The tech and telecom industry is dynamic. When firms evolve or expand quickly, their monthly, quarterly and annual financial close processes can become more complicated.
Financial close processes are often more manual and time-consuming than the other processes in a tech or telecom firm. These processes don’t receive daily attention, but their inefficiencies create a loss of business value every time a financial close rolls around.
Common inefficiencies come from:
- data inconsistencies across source systems
- errors in posting of entries
- gaps in accruals and prepayments
- a poorly structured chart of accounts
- manual offline calculations in spreadsheets
- local close calendars that don’t work for worldwide collaboration
“The challenges of the close process lead to inefficiencies, errors, increased risk, higher cost, lower employee morale and the inability to retain talent.”
“The challenges of the close process lead to inefficiencies, errors, increased risk, higher cost, lower employee morale and the inability to retain talent,” said Grant Thornton Transformation Director Justin Quan.
That’s why many tech and telecom firms are trying to streamline their financial close processes. To streamline the processes, firms must look for opportunities to:
- reduce the manual touchpoints
- ensure data is accessible
- ensure data is accurate
Intelligent automation technologies can play an essential role in achieving these three goals and streamlining financial close processes. In our recent tech CFO survey, more than 90% of respondents plan to continue or increase their investment in automation this year.
For financial close processes, streamlined automation can generate business value at the end of every month, quarter and year. It also supports strategic business goals like:
- lower costs from streamlined infrastructure, more efficient use of resources and reduced manual processing
- reduced risks from fewer errors, with decreased audit issues and less risk for financial misrepresentation
- less time required, with automation and built-in business rules that reduce rework and manual tasks, freeing up resource time
- better retention and satisfaction from more time directed to value-added activities, making employees happier, more easily retained, and more likely to improve customer satisfaction
To achieve these benefits, it’s important to map your financial close processes to the right mix of automation options.
Understand your automation options for financial close
Every tech or telecom firm works with a unique set of business processes, systems and other factors to complete its financial close. That’s why firms can select a mix of automation technologies to tailor a streamlined solution.

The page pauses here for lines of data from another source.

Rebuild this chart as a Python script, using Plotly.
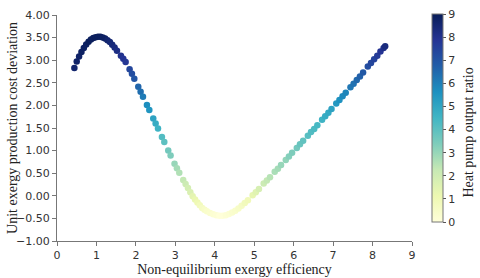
import plotly.graph_objects as go
import plotly.express as px

# Left branch (efficiency, cost deviation, heat pump output ratio)
left_x = [0.44,0.50,0.56,0.62,0.68,0.74,0.80,0.86,0.92,0.98,1.04,1.10,1.16,1.22,1.28,1.34,1.40,1.46,1.52,
          1.62,1.68,1.74, 1.84,1.90,1.96, 2.06,2.12,2.18, 2.28,2.34, 2.44,2.50,2.56, 2.66,2.72, 2.82,2.88,
          2.98,3.04,3.10, 3.20,3.26,3.32,3.38,3.44,3.50,3.56,3.62,3.68,3.74,3.80,3.88,3.96,4.04,4.12]
left_y = [2.83,2.97,3.08,3.18,3.27,3.35,3.41,3.46,3.49,3.51,3.52,3.52,3.50,3.48,3.44,3.40,3.34,3.28,3.21,
          3.10,3.03,2.96, 2.80,2.70,2.59, 2.41,2.30,2.19, 2.01,1.90, 1.71,1.60,1.49, 1.30,1.19, 1.00,0.89,
          0.71,0.61,0.51, 0.35,0.26,0.17,0.08,-0.01,-0.08,-0.15,-0.21,-0.27,-0.31,-0.34,-0.38,-0.41,-0.43,-0.44]
left_c = [8.6,8.7,8.7,8.8,8.8,8.8,8.9,8.9,8.9,8.9,8.9,8.9,8.8,8.8,8.6,8.5,8.4,8.3,8.2,
          8.0,7.9,7.8, 7.4,7.2,7.0, 6.6,6.4,6.1, 5.7,5.5, 5.1,4.8,4.6, 4.2,4.0, 3.6,3.4,
          3.0,2.8,2.6, 2.3,2.1,1.9,1.7,1.4,1.2,1.0,0.8,0.6,0.5,0.4,0.3,0.2,0.1,0.0]

# Right branch
right_x = [4.20,4.28,4.36,4.44,4.52,4.60,4.68,4.76,4.84, 4.96,5.04,5.12, 5.24,5.32,5.40, 5.52,5.60,5.68,
           5.80,5.88,5.96, 6.08,6.16,6.24, 6.36,6.44,6.52,6.60, 6.72,6.80,6.88,6.96, 7.08,7.16,7.24,7.32,
           7.44,7.52,7.60,7.68,7.76, 7.88,7.96,8.04,8.12,8.20,8.28,8.32]
right_y = [-0.44,-0.43,-0.40,-0.37,-0.33,-0.28,-0.22,-0.16,-0.10, 0.01,0.08,0.15, 0.27,0.34,0.41, 0.53,0.60,0.68,
           0.79,0.87,0.95, 1.06,1.14,1.22, 1.33,1.41,1.48,1.56, 1.68,1.76,1.84,1.92, 2.04,2.12,2.20,2.28,
           2.40,2.48,2.56,2.64,2.73, 2.86,2.94,3.02,3.10,3.19,3.27,3.31]
right_c = [0.0,0.1,0.2,0.3,0.4,0.5,0.6,0.8,0.9, 1.3,1.5,1.8, 2.1,2.3,2.5, 2.7,2.8,3.0,
           3.1,3.3,3.4, 3.6,3.8,3.9, 4.1,4.2,4.3,4.4, 4.6,4.8,4.9,5.1, 5.4,5.6,5.8,5.9,
           6.2,6.3,6.5,6.7,6.9, 7.2,7.4,7.5,7.7,7.9,8.1,8.3]

x_ticks = [0,1,2,3,4,5,6,7,8,9]
y_ticks = [-1.0,-0.5,0.0,0.5,1.0,1.5,2.0,2.5,3.0,3.5,4.0]
cbar_ticks = [0,1,2,3,4,5,6,7,8,9]

xs = left_x + right_x
ys = left_y + right_y
cs = left_c + right_c

scale = px.colors.sequential.YlGnBu
serif = "Liberation Serif"

fig = go.Figure(go.Scatter(
    x=xs, y=ys, mode="markers",
    marker=dict(size=6.5, color=cs, colorscale=scale, cmin=0, cmax=9,
                line=dict(width=0),
                colorbar=dict(
                    tickvals=cbar_ticks, ticks="outside", ticklen=3, tickcolor="#555",
                    tickfont=dict(family="DejaVu Sans", size=11, color="#333"),
                    thickness=11, lenmode="fraction", len=0.92,
                    x=1.056, xanchor="left", y=0.084, yanchor="bottom",
                    outlinewidth=1, outlinecolor="#777", xpad=0, ypad=0)),
    showlegend=False))

fig.add_annotation(text="Heat pump output ratio", textangle=-90, showarrow=False,
                   xref="paper", yref="paper", x=1.158, y=0.48,
                   xanchor="center", yanchor="middle",
                   font=dict(family=serif, size=14, color="#222"))
fig.add_annotation(text="Unit exergy production cost deviation", textangle=-90, showarrow=False,
                   xref="paper", yref="paper", x=-0.127, y=0.5,
                   xanchor="center", yanchor="middle",
                   font=dict(family=serif, size=14, color="#222"))

fig.update_layout(
    width=480, height=278,
    margin=dict(l=57, r=68, t=15, b=37, autoexpand=False),
    paper_bgcolor="white", plot_bgcolor="white",
    font=dict(family="DejaVu Sans", size=11, color="#333"),
)
fig.update_xaxes(range=[0, 9], tickvals=x_ticks, showgrid=False, zeroline=False,
                 showline=True, linecolor="#777", linewidth=1, ticks="outside", ticklen=4,
                 tickcolor="#777", tickfont=dict(size=11, color="#333"),
                 title=dict(text="Non-equilibrium exergy efficiency", standoff=2,
                            font=dict(family=serif, size=14, color="#222")))
fig.update_yaxes(range=[-1, 4], tickvals=y_ticks, tickformat=".2f", showgrid=False, zeroline=False,
                 showline=True, linecolor="#777", linewidth=1, ticks="outside", ticklen=4,
                 tickcolor="#777", tickfont=dict(size=11, color="#333"))

fig.write_html("out.html", config={"displayModeBar": False},
               post_script="document.body.style.margin='0';")
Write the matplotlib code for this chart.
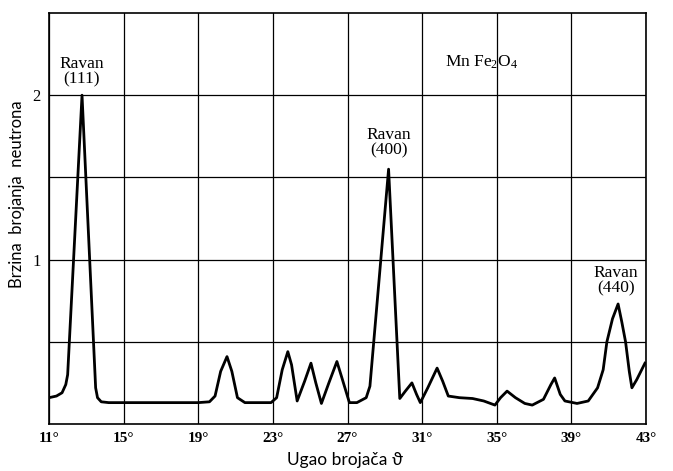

To automate your financial close, you can integrate six key automation technologies. These technologies can scale as your needs grow or other solutions change. It’s important to analyze and identify the right technologies and the right timing to automate your unique processes.
- Intelligent character recognition (ICR)
Advances in machine learning and image technology can give you data collection options, even when you cannot standardize templates from suppliers. ICR can even work with handwritten information.
- Robotic process automation (RPA)
This technology is central to automating standard manual tasks — particularly repetitive tasks — which saves money and lets analysts spend more time on higher-value work.
- Data analytics and visualization
Data visualization tools, like dashboards, can play a key part in monitoring processes and other business outcomes for financial close. With the right solution, this can be a much more efficient and effective way to derive insights from your data.
- Predictive analytics and machine learning
Trying to map out the future is a core function of financial operations. But, the increasingly turbulent business environment in the tech and telecom industry means that predictive models must constantly evolve. Predictive analytics and machine learning in accounting functions can help you quickly analyze the latest data and evolve ahead of the competition.
- Low code application platforms
Tech and telecom firms often have employees who are working across unintegrated business systems, and who can envision more efficient solutions. Low-code and no-code platforms can help them improve their experiences while also driving efficiencies.
- Natural language processing
Natural language processing can derive meaning from unstructured or non-standardized data, like contracts from outside parties. This can help turn extensive searches and other manual processing work into streamlined reviews and confirmations.
How can these technologies combine to form a financial close solution?
Grant Thornton National Managing Principal for Transformation Roy Nicholson cited one example, from a firm that had to reconcile about 1,190 bank transactions each month. The firm was using two systems, and it kept encountering inconsistencies.
The project’s automation solution needed to address some complex issues. “This automation runs for three days solid, going through the reconciliations and also managing some of the exceptions,” Nicholson said. As automation technologies advance, the technologies can streamline increasingly complex work.
Automation in your financial close process can ultimately connect with other systems to empower new paradigms and drive digital transformation across your organization.
Given all of the options available, it’s important to know how to make the right choices.
Choose the right options for your financial close
To streamline your work effectively, you need to analyze your unique needs, data and other considerations:
- Define which technologies will be appropriate for the specific business and process.
- Create a “data lake” repository of information, which can be structured or unstructured, depending on the processing solution.
- Establish rules that use logic, digital intelligence and other analytical methods to identify deviations to correct before the process begins.
- Use future-ready technology for processing and throughout the organization to ensure broad compatibility.
- Monitor any anomalies in the data with strong internal controls and a master data governance framework.